Ma l’aspetto tematico che davvero perturba tutta la pellicola, e ne è a conti fatti il leit-motiv principale e la chiave di lettura dell’intera urgenza autoriale, è il terribile continuo accostamento tra la vita e la morte. Da un lato la ricerca di una maternità che non arriva, il senso profondo del voler essere madre, del voler essere amante e continuare ad amare attraverso una nuova vita generata da quelle due parti che si sono unite in amore; dall’altra la barbarie della guerra, dei muri esplosi, dei cadaveri inermi, di bambini e anziani e donne ammazzati durante la quotidianità, insomma la morte.

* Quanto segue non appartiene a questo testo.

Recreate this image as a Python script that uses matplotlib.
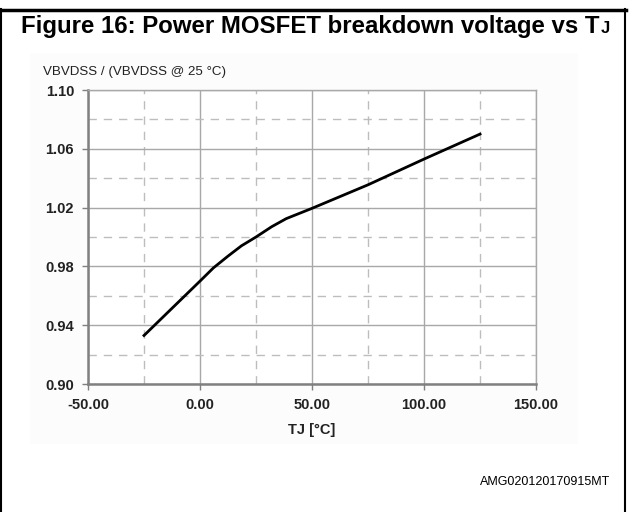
import matplotlib.pyplot as plt
from matplotlib.patches import Rectangle
from matplotlib.lines import Line2D

# Data
temps = [-25, 0, 6, 12.5, 18.5, 25, 32, 38.5, 50, 75, 100, 125]
ratio = [0.933, 0.970, 0.979, 0.987, 0.994, 1.000, 1.007, 1.0125, 1.0195, 1.0355, 1.053, 1.070]

major_y = [0.90, 0.94, 0.98, 1.02, 1.06, 1.10]
minor_y = [0.92, 0.96, 1.00, 1.04, 1.08]
major_x = [-50, 0, 50, 100, 150]
minor_x = [-25, 25, 75, 125]

plt.rcParams['font.family'] = ['Liberation Sans', 'DejaVu Sans']

fig = plt.figure(figsize=(6.29, 5.12), dpi=100)

# outer frame of the datasheet figure
fig.add_artist(Line2D([0.0015, 0.0015], [0, 0.982], transform=fig.transFigure, color='black', lw=1.5))
fig.add_artist(Line2D([0.994, 0.994], [0, 0.982], transform=fig.transFigure, color='black', lw=1.5))
fig.add_artist(Line2D([0, 0.995], [0.980, 0.980], transform=fig.transFigure, color='black', lw=2.5))

# faint chart background
fig.add_artist(Rectangle((30 / 629, 1 - 444 / 512), 548 / 629, 391 / 512,
                         transform=fig.transFigure, facecolor='#fcfcfc', edgecolor='none', zorder=0))

# title with small "J" after the T
title_y = 1 - 33 / 512
t1 = fig.text(0, title_y, "Figure 16: Power MOSFET breakdown voltage vs T",
              ha='left', va='baseline', fontsize=17.3, fontweight='bold')
t2 = fig.text(0, title_y, "J", ha='left', va='baseline', fontsize=12, fontweight='bold')
fig.canvas.draw()
r = fig.canvas.get_renderer()
w1 = t1.get_window_extent(r).width / fig.bbox.width
w2 = t2.get_window_extent(r).width / fig.bbox.width
x0 = 0.5 - (w1 + w2) / 2
t1.set_x(x0)
t2.set_x(x0 + w1 + 0.002)

ax = fig.add_axes([88 / 629, 1 - 384 / 512, 448 / 629, 294 / 512])
ax.set_facecolor('white')

ax.plot(temps, ratio, color='black', lw=2.0, zorder=3)

ax.set_xlim(-50, 150)
ax.set_ylim(0.90, 1.10)
ax.set_xticks(major_x)
ax.set_xticklabels([f"{v:.2f}" for v in major_x])
ax.set_yticks(major_y)
ax.set_yticklabels([f"{v:.2f}" for v in major_y])
ax.set_xticks(minor_x, minor=True)
ax.set_yticks(minor_y, minor=True)

ax.grid(True, which='major', color='#a8a8a8', lw=1.0, ls='-')
ax.grid(True, which='minor', color='#bdbdbd', lw=1.0, ls=(0, (6, 5)))
ax.set_axisbelow(True)

ax.tick_params(which='major', length=4, width=1, color='#808080', labelsize=10.5, pad=6)
ax.tick_params(which='minor', length=0)
for lab in ax.get_xticklabels() + ax.get_yticklabels():
    lab.set_fontweight('bold')
    lab.set_color('#222222')

for side in ['left', 'bottom']:
    ax.spines[side].set_color('#808080')
    ax.spines[side].set_linewidth(1.8)
for side in ['top', 'right']:
    ax.spines[side].set_color('#a8a8a8')
    ax.spines[side].set_linewidth(1.0)

ax.set_xlabel("TJ [°C]", fontsize=10.5, fontweight='bold', color='#222222', labelpad=8)
fig.text(43 / 629, 1 - 72 / 512, "VBVDSS / (VBVDSS @ 25 °C)", fontsize=9.6,
         color='#222222', ha='left', va='center')

fig.text(610 / 629, 1 - 482 / 512, "AMG020120170915MT", fontsize=9,
         ha='right', va='center', color='black')

plt.savefig("out.png", dpi=100)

Come la nascita ingombra della sua presenza ogni attimo del film, la morte le si sovrappone minacciosa.  Alla fine non sappiamo dire se ha vinto la vita oppure la morte. L’unica certezza è che entrambe disegnano le traiettorie della nostra esistenza, ne influiscono ogni passo, ogni scelta, ogni svolta.

Così, forse un po’ troppo melodrammatico – solo Almodóvar riesce ad essere tragico senza perdere “el toque” ironico, leggero, vitale, infine taurino – forse troppo ricattatorio nella sua insistenza al dramma lacrimevole, Venuto al Mondo è un film eccessivo, dove però la grandezza del reparto attoriale – su tutti Emile Hirsch, grande, primitivo, randagio e anche se un po’ troppo sopra le righe, comunque efficace e in parte: la forma iperbolica del suo personaggio è il suo contenuto – e la scelta estetica di sintesi forzata, di analessi e giochi spazio temporali – un plauso al trucco di invecchiamento di Cruz e Haskovich – non solo mitigano l’eccesso melodrammatico, ma ne sono l’eco estetica che non lo fa mai apparire falso ed eccessivo. Qualche scelta più sobria non sarebbe stata male, ma ci sono momenti del film in cui vorremmo scoppiasse una guerra nella guerra, un’esplosione di pathos e lacrime che purifichino ed esorcizzino tutta la commozione e la tenerezza che il film ha saputo accumularci nel cuore.